**What you are asked to do**
For the data below, work out how many lines contain the word "Write" and supply only that number.

**Data shown**

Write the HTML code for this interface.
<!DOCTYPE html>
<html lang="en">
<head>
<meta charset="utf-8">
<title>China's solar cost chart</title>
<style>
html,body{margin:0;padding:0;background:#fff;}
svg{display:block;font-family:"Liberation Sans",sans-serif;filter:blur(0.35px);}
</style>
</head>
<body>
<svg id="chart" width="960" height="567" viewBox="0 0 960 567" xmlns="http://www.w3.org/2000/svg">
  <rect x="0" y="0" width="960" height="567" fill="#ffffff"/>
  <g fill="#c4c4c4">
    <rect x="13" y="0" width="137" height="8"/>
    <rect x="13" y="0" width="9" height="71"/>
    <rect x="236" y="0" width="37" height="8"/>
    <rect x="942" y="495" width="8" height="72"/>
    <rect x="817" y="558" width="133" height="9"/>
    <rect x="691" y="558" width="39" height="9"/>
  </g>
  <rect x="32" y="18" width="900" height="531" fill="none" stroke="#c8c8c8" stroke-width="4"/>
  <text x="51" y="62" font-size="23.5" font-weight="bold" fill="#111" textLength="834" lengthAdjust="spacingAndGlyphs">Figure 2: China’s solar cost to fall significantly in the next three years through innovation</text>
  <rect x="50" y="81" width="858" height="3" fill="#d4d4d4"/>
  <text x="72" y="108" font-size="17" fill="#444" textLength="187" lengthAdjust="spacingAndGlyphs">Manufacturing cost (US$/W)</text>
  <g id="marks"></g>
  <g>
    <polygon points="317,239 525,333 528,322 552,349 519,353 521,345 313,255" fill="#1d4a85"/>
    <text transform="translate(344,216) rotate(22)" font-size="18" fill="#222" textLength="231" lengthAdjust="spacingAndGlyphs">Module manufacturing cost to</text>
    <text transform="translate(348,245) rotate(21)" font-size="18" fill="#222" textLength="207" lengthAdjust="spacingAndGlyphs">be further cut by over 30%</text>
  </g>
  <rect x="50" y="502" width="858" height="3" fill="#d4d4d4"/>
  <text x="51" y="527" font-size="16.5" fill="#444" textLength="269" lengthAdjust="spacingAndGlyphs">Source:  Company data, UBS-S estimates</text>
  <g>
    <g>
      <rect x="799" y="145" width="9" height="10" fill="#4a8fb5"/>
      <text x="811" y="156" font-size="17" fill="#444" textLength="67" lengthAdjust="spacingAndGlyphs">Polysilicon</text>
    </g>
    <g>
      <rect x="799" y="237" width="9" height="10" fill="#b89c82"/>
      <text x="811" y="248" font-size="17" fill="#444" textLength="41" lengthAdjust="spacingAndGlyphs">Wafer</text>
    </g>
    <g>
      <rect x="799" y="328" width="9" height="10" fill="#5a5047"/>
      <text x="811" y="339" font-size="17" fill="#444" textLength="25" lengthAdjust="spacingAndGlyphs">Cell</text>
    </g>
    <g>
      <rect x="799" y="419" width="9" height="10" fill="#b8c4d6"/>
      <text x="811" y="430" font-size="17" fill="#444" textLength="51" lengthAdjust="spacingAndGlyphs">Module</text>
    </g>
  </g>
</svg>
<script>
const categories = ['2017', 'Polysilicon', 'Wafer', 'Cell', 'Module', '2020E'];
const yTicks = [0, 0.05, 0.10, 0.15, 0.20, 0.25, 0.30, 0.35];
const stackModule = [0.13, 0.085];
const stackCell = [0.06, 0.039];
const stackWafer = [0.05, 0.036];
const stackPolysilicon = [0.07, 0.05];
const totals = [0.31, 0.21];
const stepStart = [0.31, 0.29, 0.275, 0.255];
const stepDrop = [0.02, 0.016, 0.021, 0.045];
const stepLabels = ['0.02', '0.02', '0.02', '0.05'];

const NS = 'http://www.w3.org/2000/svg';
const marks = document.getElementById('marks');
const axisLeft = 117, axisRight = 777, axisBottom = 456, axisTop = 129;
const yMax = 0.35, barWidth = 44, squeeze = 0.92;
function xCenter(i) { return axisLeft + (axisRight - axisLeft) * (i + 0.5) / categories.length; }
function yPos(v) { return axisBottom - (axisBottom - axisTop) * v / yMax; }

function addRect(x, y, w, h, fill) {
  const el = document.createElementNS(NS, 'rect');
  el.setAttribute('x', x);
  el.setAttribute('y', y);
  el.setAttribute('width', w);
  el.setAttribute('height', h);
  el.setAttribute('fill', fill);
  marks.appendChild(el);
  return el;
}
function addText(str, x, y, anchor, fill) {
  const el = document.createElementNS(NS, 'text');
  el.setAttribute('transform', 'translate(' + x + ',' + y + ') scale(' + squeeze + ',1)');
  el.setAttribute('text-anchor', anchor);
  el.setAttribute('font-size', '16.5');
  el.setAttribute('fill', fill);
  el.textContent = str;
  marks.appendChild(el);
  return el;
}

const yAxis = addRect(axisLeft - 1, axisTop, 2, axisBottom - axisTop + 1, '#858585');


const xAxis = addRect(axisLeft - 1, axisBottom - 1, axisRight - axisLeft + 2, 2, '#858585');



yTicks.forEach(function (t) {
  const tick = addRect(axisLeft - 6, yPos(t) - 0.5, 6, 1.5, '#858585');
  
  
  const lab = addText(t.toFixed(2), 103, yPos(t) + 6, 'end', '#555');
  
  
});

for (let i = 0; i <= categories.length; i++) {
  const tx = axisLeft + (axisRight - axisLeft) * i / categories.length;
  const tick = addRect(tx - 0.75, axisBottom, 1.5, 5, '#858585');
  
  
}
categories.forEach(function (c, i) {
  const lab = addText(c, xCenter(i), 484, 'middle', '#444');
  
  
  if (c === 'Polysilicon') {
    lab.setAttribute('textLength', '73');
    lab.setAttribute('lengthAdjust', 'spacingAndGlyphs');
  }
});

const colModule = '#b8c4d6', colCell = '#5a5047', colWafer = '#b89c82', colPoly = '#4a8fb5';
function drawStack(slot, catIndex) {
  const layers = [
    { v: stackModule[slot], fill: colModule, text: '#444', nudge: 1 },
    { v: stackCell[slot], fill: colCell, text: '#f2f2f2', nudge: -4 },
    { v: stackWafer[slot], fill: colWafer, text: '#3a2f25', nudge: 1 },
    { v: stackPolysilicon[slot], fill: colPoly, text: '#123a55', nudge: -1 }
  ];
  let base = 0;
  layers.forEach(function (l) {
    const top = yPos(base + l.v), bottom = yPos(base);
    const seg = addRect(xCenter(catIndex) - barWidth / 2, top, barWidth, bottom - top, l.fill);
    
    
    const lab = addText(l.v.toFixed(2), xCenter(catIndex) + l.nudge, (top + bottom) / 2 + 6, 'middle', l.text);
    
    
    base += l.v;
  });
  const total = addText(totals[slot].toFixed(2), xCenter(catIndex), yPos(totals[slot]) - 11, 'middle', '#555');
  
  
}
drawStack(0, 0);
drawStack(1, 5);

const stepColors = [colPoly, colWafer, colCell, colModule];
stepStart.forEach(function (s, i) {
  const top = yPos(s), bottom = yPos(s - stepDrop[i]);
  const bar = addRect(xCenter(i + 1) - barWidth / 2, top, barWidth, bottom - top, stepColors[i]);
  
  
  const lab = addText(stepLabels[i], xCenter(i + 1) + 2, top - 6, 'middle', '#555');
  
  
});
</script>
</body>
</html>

* * *

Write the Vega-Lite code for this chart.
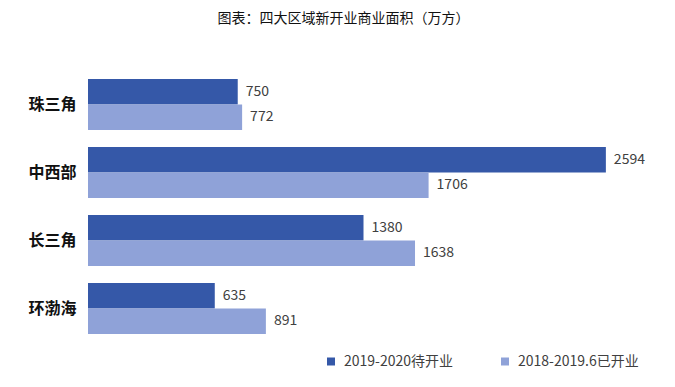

* * *

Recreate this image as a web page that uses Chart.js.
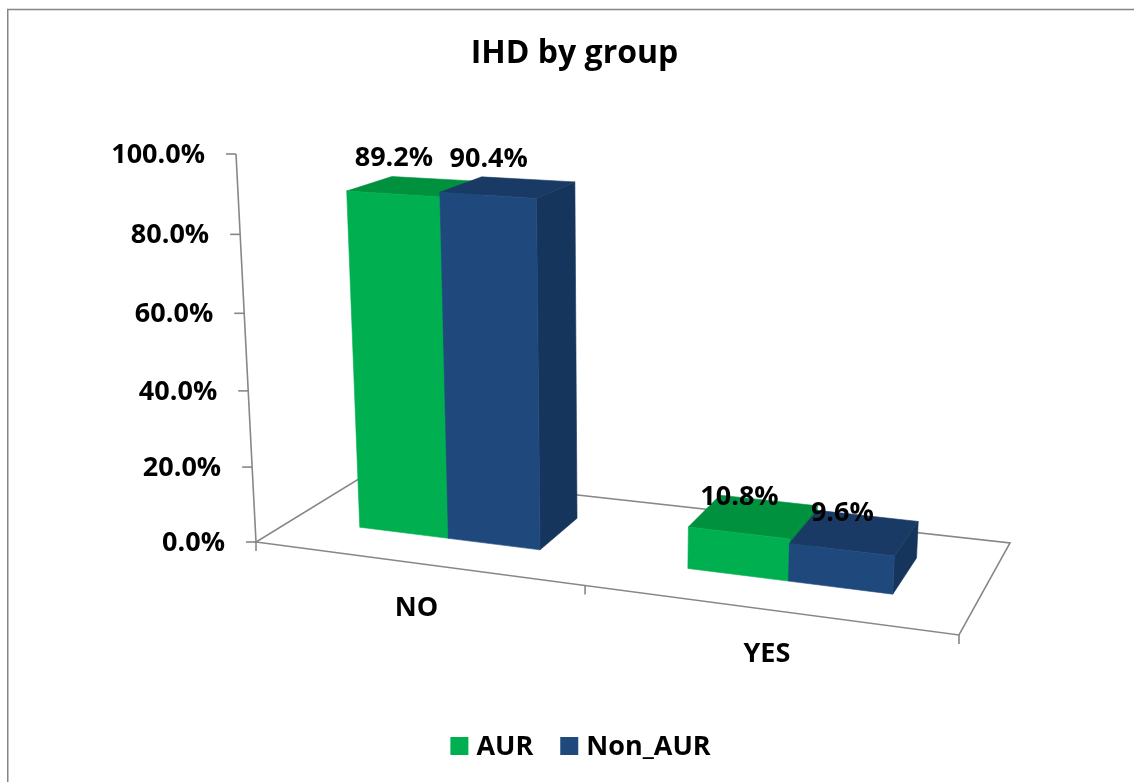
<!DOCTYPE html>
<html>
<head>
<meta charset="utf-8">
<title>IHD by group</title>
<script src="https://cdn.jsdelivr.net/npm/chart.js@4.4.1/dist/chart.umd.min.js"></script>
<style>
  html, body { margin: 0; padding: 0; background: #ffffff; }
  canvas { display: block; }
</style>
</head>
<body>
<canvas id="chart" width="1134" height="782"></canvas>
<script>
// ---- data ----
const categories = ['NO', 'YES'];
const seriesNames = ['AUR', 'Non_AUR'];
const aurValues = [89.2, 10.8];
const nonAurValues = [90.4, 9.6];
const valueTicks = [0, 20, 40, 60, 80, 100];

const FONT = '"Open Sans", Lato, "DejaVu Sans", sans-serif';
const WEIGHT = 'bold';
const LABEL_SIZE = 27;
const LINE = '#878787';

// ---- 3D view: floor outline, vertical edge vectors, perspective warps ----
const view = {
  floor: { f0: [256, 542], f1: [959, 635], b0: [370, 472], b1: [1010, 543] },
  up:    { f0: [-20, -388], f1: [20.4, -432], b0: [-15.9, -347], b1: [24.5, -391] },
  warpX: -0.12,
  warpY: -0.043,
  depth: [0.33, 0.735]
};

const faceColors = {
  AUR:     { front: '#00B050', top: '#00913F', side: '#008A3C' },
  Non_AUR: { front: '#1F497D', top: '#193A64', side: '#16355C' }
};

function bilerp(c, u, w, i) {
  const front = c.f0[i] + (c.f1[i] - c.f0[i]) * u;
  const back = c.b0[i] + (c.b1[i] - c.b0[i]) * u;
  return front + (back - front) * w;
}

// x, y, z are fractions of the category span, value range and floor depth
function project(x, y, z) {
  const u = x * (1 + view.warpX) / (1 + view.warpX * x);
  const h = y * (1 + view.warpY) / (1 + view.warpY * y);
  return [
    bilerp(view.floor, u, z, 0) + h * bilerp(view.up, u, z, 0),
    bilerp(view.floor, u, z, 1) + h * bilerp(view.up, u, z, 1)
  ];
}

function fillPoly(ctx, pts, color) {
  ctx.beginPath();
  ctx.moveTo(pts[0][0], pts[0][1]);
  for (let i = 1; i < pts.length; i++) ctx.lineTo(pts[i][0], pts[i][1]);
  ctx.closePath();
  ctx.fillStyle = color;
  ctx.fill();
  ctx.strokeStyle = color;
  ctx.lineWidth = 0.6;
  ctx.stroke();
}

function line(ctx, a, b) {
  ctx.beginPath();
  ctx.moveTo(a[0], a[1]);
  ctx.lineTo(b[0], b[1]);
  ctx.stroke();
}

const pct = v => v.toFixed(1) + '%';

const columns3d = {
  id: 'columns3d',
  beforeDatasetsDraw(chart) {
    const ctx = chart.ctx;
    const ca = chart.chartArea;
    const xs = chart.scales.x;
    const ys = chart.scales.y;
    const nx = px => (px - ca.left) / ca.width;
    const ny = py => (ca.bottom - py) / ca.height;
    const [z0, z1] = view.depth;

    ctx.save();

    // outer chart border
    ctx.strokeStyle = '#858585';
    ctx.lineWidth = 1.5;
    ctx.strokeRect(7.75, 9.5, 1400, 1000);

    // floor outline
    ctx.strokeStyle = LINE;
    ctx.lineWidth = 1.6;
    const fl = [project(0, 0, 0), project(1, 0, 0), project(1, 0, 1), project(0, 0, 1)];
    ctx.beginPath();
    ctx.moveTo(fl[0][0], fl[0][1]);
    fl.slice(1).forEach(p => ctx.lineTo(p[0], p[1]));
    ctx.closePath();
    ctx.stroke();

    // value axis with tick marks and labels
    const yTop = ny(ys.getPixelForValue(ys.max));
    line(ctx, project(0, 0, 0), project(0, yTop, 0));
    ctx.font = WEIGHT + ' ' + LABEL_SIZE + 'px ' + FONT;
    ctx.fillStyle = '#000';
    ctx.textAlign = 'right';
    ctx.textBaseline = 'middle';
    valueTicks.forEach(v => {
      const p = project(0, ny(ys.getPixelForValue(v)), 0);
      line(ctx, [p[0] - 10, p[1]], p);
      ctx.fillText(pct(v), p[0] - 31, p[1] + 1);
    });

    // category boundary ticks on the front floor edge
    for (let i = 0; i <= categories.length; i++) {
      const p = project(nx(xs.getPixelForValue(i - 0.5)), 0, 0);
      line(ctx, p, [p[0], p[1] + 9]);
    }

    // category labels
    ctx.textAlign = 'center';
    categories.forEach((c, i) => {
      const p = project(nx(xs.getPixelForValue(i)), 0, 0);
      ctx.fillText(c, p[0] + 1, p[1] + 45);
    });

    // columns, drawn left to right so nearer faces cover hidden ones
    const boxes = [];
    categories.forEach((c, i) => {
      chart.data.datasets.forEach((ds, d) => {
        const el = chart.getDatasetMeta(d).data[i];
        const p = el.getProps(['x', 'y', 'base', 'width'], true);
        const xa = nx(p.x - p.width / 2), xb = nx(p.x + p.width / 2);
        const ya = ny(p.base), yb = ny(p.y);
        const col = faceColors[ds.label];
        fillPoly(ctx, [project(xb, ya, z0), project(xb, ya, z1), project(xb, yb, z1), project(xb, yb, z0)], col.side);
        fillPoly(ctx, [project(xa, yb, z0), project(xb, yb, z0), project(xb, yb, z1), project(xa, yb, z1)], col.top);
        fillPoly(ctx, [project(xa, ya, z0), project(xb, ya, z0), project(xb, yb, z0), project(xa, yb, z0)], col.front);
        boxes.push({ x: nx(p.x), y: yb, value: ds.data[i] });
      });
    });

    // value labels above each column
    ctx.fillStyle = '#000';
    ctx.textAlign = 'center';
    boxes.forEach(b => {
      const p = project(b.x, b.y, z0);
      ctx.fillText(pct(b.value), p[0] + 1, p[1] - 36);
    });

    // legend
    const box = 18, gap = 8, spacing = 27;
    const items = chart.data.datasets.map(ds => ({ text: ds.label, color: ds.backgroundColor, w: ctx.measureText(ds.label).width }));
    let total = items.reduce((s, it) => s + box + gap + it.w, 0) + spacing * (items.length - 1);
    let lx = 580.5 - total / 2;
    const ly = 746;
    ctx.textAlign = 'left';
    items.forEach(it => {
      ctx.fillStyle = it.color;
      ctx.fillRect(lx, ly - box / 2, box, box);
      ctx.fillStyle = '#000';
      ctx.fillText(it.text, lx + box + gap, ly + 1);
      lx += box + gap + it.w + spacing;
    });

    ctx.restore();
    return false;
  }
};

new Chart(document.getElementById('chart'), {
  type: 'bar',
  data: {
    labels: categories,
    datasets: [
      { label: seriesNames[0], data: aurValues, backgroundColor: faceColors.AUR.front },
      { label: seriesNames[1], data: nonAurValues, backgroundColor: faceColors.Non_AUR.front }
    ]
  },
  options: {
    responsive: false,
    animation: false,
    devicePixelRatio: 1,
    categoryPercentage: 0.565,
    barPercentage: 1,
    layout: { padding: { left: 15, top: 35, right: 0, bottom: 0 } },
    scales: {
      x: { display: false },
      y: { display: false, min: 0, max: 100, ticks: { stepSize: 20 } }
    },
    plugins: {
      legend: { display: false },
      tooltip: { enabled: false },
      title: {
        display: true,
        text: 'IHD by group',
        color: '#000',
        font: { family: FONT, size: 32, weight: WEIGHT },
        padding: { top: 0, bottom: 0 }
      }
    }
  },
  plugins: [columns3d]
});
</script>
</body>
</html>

**Exercise response**
2